Restate each of the lines below word for word and drop every picture.

»»

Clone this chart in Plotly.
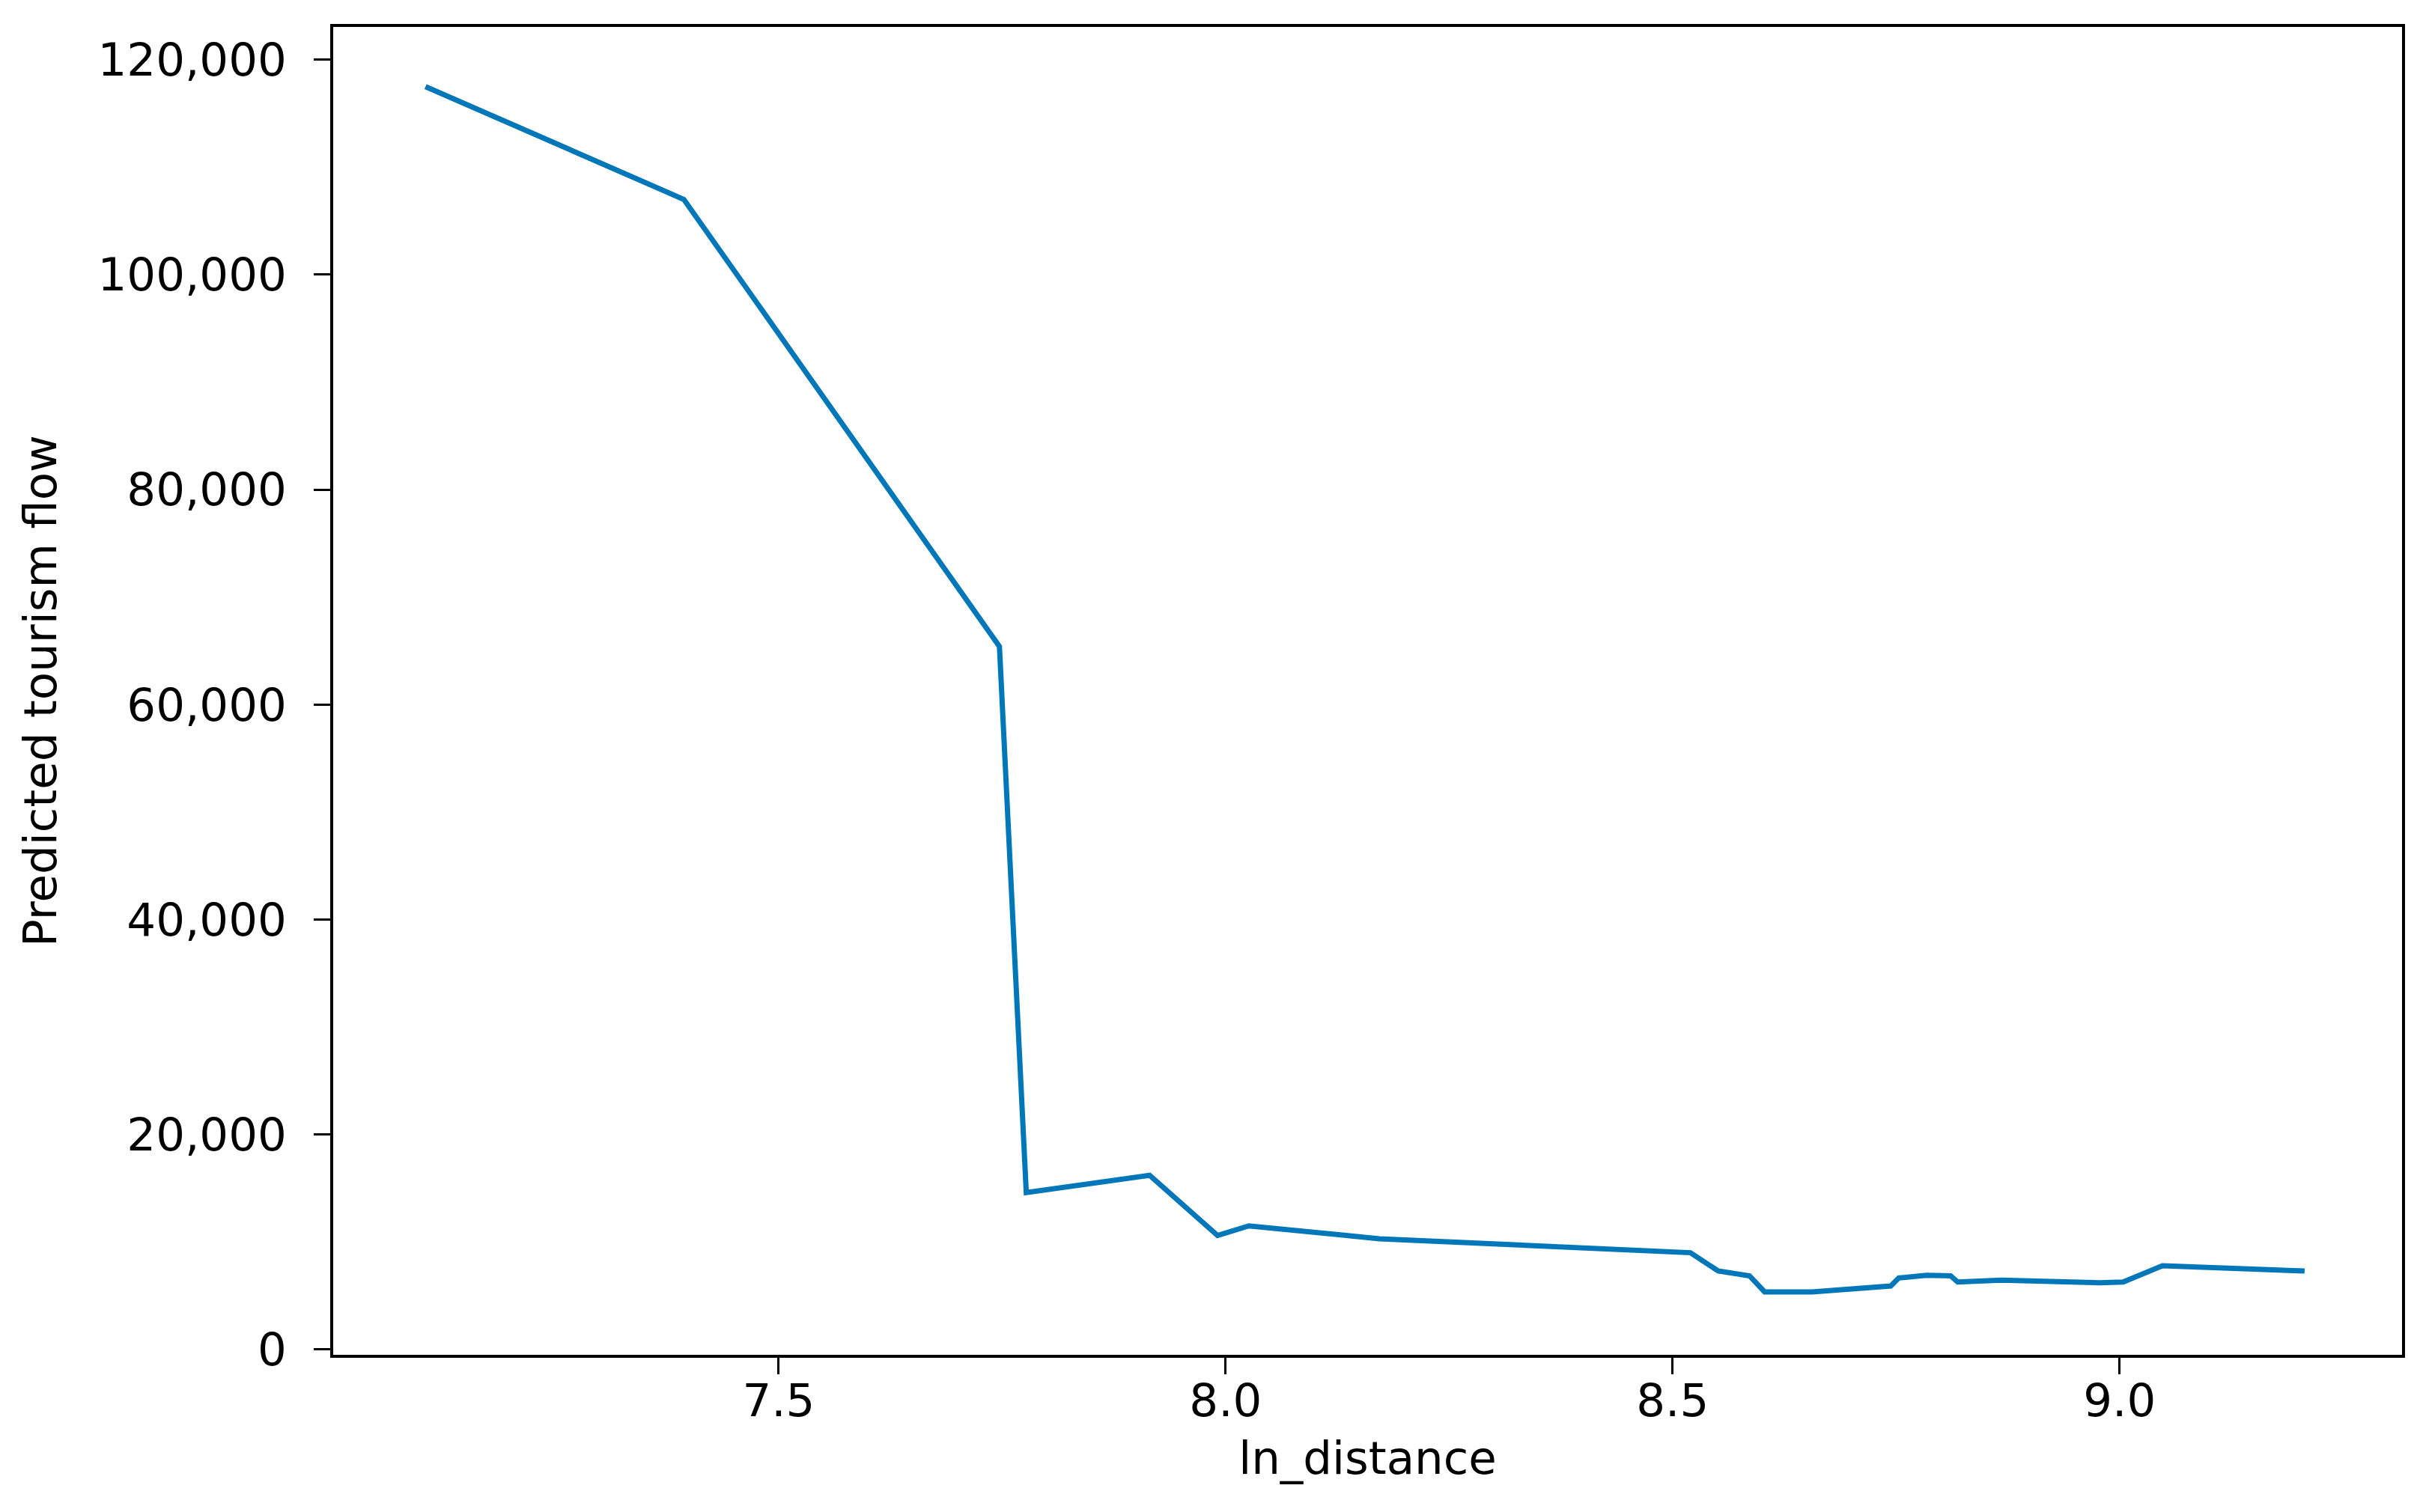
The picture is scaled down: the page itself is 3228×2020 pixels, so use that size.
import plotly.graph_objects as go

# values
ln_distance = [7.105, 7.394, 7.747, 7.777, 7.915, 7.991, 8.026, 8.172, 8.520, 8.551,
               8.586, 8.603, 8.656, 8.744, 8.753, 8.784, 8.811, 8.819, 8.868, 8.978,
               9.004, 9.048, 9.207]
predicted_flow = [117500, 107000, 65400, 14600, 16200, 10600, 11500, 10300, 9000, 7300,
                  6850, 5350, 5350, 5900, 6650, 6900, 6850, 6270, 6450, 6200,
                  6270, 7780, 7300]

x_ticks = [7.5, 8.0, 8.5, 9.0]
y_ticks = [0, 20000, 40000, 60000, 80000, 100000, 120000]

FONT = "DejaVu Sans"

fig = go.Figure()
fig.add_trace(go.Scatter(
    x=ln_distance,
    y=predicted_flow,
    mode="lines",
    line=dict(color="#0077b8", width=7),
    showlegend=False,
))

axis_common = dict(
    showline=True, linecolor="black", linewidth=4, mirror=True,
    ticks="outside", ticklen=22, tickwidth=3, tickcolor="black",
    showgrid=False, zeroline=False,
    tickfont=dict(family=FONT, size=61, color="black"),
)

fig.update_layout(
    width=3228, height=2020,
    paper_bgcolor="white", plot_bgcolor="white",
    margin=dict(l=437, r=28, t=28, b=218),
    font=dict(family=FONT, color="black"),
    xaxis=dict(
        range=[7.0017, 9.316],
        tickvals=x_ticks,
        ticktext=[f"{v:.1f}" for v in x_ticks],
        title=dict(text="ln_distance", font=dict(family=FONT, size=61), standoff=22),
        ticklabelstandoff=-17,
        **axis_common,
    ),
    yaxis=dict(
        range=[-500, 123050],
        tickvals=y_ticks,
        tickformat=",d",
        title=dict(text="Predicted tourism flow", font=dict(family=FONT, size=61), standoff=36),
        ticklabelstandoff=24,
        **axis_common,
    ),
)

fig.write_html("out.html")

««

THE RESULT:
Clone this chart in Plotly.
The picture is scaled down: the page itself is 3228×2020 pixels, so use that size.
import plotly.graph_objects as go

# values
ln_distance = [7.105, 7.394, 7.747, 7.777, 7.915, 7.991, 8.026, 8.172, 8.520, 8.551,
               8.586, 8.603, 8.656, 8.744, 8.753, 8.784, 8.811, 8.819, 8.868, 8.978,
               9.004, 9.048, 9.207]
predicted_flow = [117500, 107000, 65400, 14600, 16200, 10600, 11500, 10300, 9000, 7300,
                  6850, 5350, 5350, 5900, 6650, 6900, 6850, 6270, 6450, 6200,
                  6270, 7780, 7300]

x_ticks = [7.5, 8.0, 8.5, 9.0]
y_ticks = [0, 20000, 40000, 60000, 80000, 100000, 120000]

FONT = "DejaVu Sans"

fig = go.Figure()
fig.add_trace(go.Scatter(
    x=ln_distance,
    y=predicted_flow,
    mode="lines",
    line=dict(color="#0077b8", width=7),
    showlegend=False,
))

axis_common = dict(
    showline=True, linecolor="black", linewidth=4, mirror=True,
    ticks="outside", ticklen=22, tickwidth=3, tickcolor="black",
    showgrid=False, zeroline=False,
    tickfont=dict(family=FONT, size=61, color="black"),
)

fig.update_layout(
    width=3228, height=2020,
    paper_bgcolor="white", plot_bgcolor="white",
    margin=dict(l=437, r=28, t=28, b=218),
    font=dict(family=FONT, color="black"),
    xaxis=dict(
        range=[7.0017, 9.316],
        tickvals=x_ticks,
        ticktext=[f"{v:.1f}" for v in x_ticks],
        title=dict(text="ln_distance", font=dict(family=FONT, size=61), standoff=22),
        ticklabelstandoff=-17,
        **axis_common,
    ),
    yaxis=dict(
        range=[-500, 123050],
        tickvals=y_ticks,
        tickformat=",d",
        title=dict(text="Predicted tourism flow", font=dict(family=FONT, size=61), standoff=36),
        ticklabelstandoff=24,
        **axis_common,
    ),
)

fig.write_html("out.html")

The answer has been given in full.